Alexander thinks something “suspicious and bad” is afoot with “everyone […] suddenly becoming transgender” (indicating he believes that at least many of the people coming out as trans are not “innately” trans) and he supports “efforts to figure out why and stop it at the root” (so he recognizes that coming out as trans is not only not a positive thing, it’s not even neutral—he clearly thinks that it’s better that people don’t come to think of themselves as trans in the first place). But, given that we haven’t turned off the tap yet, it would be—*checks notes*—bad to not allow children who have come to identify as trans at a time where something “suspicious and bad” is influencing people to identify as trans to transition. Make it make sense.
The first problem is that Alexander has no idea what he’s talking about and is utterly contemptuous of what he doesn’t know. He has no idea about the literature on desistance. He takes claims of “reversibility” at face value. He’s astoundingly incurious about the potential unintended consequences of blocking a vital stage in human physical, sexual, social, cognitive, and emotional development.
Alexander lays out the optimistic and pessimistic explanations for the relationship between puberty blockers and persistence: maybe doctors are just amazing at assessing which patients will benefit and which won’t, but maybe the drugs prevent kids from outgrowing gender dysphoria and transgender identification. He even acknowledges that the 98% figure is impossible (“I assume something is wrong with the study”) but then proceeds merrily as though the doctors must be right and therefore 98% of children must be helped (so who cares about the 2%!).
Then he goes much, much further and suggests nobody should really care about any of this, because—even if the skeptics are right and half of kids who undergo this intervention “end up sterile and mentally ill without having been helped in any way”—“this is going to sound insensitive, but as far as ‘bad US medical policies’ go, 2,500 children having their lives low-key ruined is nothing.”

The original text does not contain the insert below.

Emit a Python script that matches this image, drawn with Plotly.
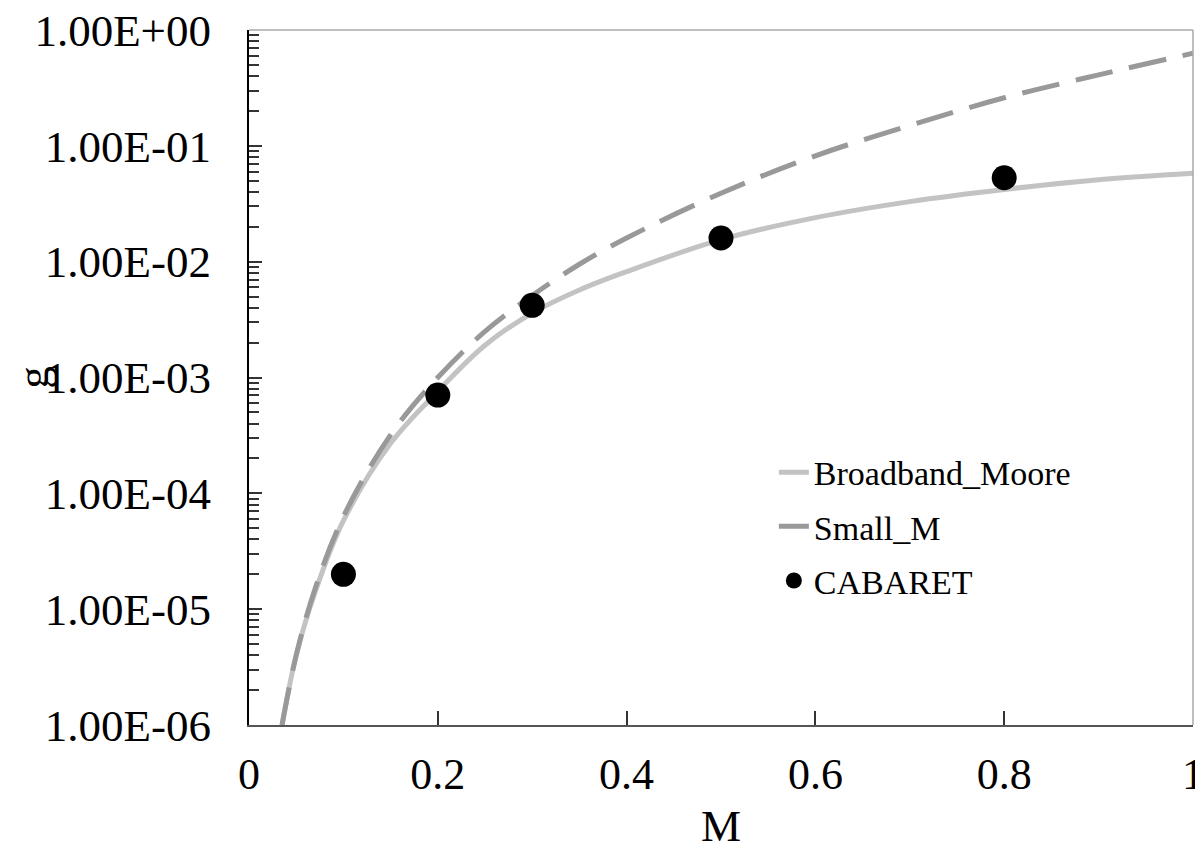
import plotly.graph_objects as go

# Data
m_curve = [0.035, 0.05, 0.07, 0.1, 0.15, 0.2, 0.25, 0.3, 0.35, 0.4, 0.5, 0.6, 0.7, 0.8, 0.9, 1.0]
broadband_moore = [1.0e-6, 4.0e-6, 1.4e-5, 5.8e-5, 2.7e-4, 7.6e-4, 1.9e-3, 3.6e-3, 5.7e-3, 8.2e-3,
                   1.55e-2, 2.4e-2, 3.3e-2, 4.2e-2, 5.1e-2, 5.8e-2]
small_m = [1.0e-6, 4.0e-6, 1.5e-5, 6.3e-5, 3.2e-4, 1.0e-3, 2.5e-3, 5.1e-3, 9.5e-3, 1.6e-2,
           3.9e-2, 8.2e-2, 0.15, 0.26, 0.41, 0.63]
m_cabaret = [0.1, 0.2, 0.3, 0.5, 0.8]
g_cabaret = [2.0e-5, 7.05e-4, 4.2e-3, 1.6e-2, 5.3e-2]

y_tickvals = [1e-6, 1e-5, 1e-4, 1e-3, 1e-2, 1e-1, 1e0]
y_ticktext = ["1.00E-06", "1.00E-05", "1.00E-04", "1.00E-03", "1.00E-02", "1.00E-01", "1.00E+00"]
x_tickvals = [0, 0.2, 0.4, 0.6, 0.8, 1.0]
x_ticktext = ["0", "0.2", "0.4", "0.6", "0.8", "1"]

FONT = "Liberation Serif, Times New Roman, serif"

fig = go.Figure()
fig.add_trace(go.Scatter(
    x=m_curve, y=broadband_moore, mode="lines", name="Broadband_Moore",
    line=dict(color="#c3c3c3", width=5, shape="spline", smoothing=1.0),
    legendgroup="a"))
fig.add_trace(go.Scatter(
    x=m_curve, y=small_m, mode="lines", name="Small_M",
    line=dict(color="#999999", width=5, dash="38px,17px", shape="spline", smoothing=1.0),
    legendgroup="b"))
fig.add_trace(go.Scatter(
    x=m_cabaret, y=g_cabaret, mode="markers", name="CABARET",
    marker=dict(color="black", size=25),
    legendgroup="c"))

fig.update_layout(
    width=1195, height=843,
    margin=dict(l=241, r=10, t=22, b=126),
    paper_bgcolor="white", plot_bgcolor="white",
    font=dict(family=FONT, size=44, color="black"),
    showlegend=True,
    legend=dict(x=0.556, y=0.405, xanchor="left", yanchor="top",
                bgcolor="rgba(0,0,0,0)", font=dict(size=34, family=FONT),
                traceorder="grouped", tracegroupgap=7),
    shapes=[
        dict(type="line", xref="paper", yref="paper", x0=0, x1=1, y0=1, y1=1,
             line=dict(color="#a8a8a8", width=1.5)),
        dict(type="line", xref="paper", yref="paper", x0=1, x1=1, y0=0, y1=1,
             line=dict(color="#a8a8a8", width=1.5)),
    ],
)

fig.update_xaxes(
    range=[0, 1], showgrid=False, zeroline=False, automargin=False,
    showline=True, linecolor="#555555", linewidth=2,
    ticks="inside", ticklen=14, tickwidth=1.5, tickcolor="#333333",
    tickvals=x_tickvals, ticktext=x_ticktext, ticklabeloverflow="allow",
    tickfont=dict(size=44, family=FONT), ticklabelstandoff=9,
    title=dict(text="M", font=dict(size=45, family=FONT), standoff=22),
)
fig.update_yaxes(
    type="log", range=[-6, 0], showgrid=False, zeroline=False, automargin=False,
    showline=True, linecolor="black", linewidth=2,
    ticks="inside", ticklen=13, tickwidth=1.5, tickcolor="#333333",
    tickvals=y_tickvals, ticktext=y_ticktext, ticklabeloverflow="allow",
    tickfont=dict(size=45, family=FONT), ticklabelstandoff=27,
    minor=dict(ticks="inside", ticklen=10, tickwidth=1.5, tickcolor="#333333", dtick="D1", showgrid=False),
    title=dict(text="g", font=dict(size=45, family=FONT), standoff=17),
)

fig.write_html("out.html")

So everybody coming out as trans is bad and suspicious and maybe a lot of kids will have their lives “low-key ruined,” but what’s the big deal? Why do you care so much? Are you some kind of gender weirdo?
The real problem, if you ask Alexander, is that this debate seizes hold of people and turns their lives upside-down, that people who care too much about kids being left “sterile and mentally ill without being helped in any way” end up just as addled as the opioid addicts Alexander treats.
Better to be like Alexander: boldly and flippantly ignorant, utterly indifferent to the stakes.
People like this make me beyond furious. I never felt rage like this in my life before I was dropped into this hellscape and had to witness the innumerable buffoons adding their ignorant two cents to the discussion. Thanks, but I'm not okay with my son, or anyone else's child, being collateral damage just so that the medical community can continue to live in its pointless delusion and doesn't have to face the fact that they've destroyed the lives of young people and torn apart their families. And I hope with every fiber of my being that the Scott Alexanders of the world learn the hard way that they maybe should have given this just a bit more thought.
I didn't read the whole article because, admittedly, I was depressed at the prospect of reading someone's stupid opinion who doesn't care about kids, but I have to praise you for the title of this article -- “Some ideas are so stupid that only intellectuals believe them.” It's so true! Common sense isn't always right -- especially if common sense is the only thing you have -- but if you don't have at least SOME common sense to balance out the sophistry, then your opinions will be completely untethered from reality. Some of the intellectuals who are addicted to sophistry think of themselves as the avant-garde of philosophy, but really they are just fantasizing. That is what the whole of "queer theory" is -- intellectual fantasies disassociated from reality.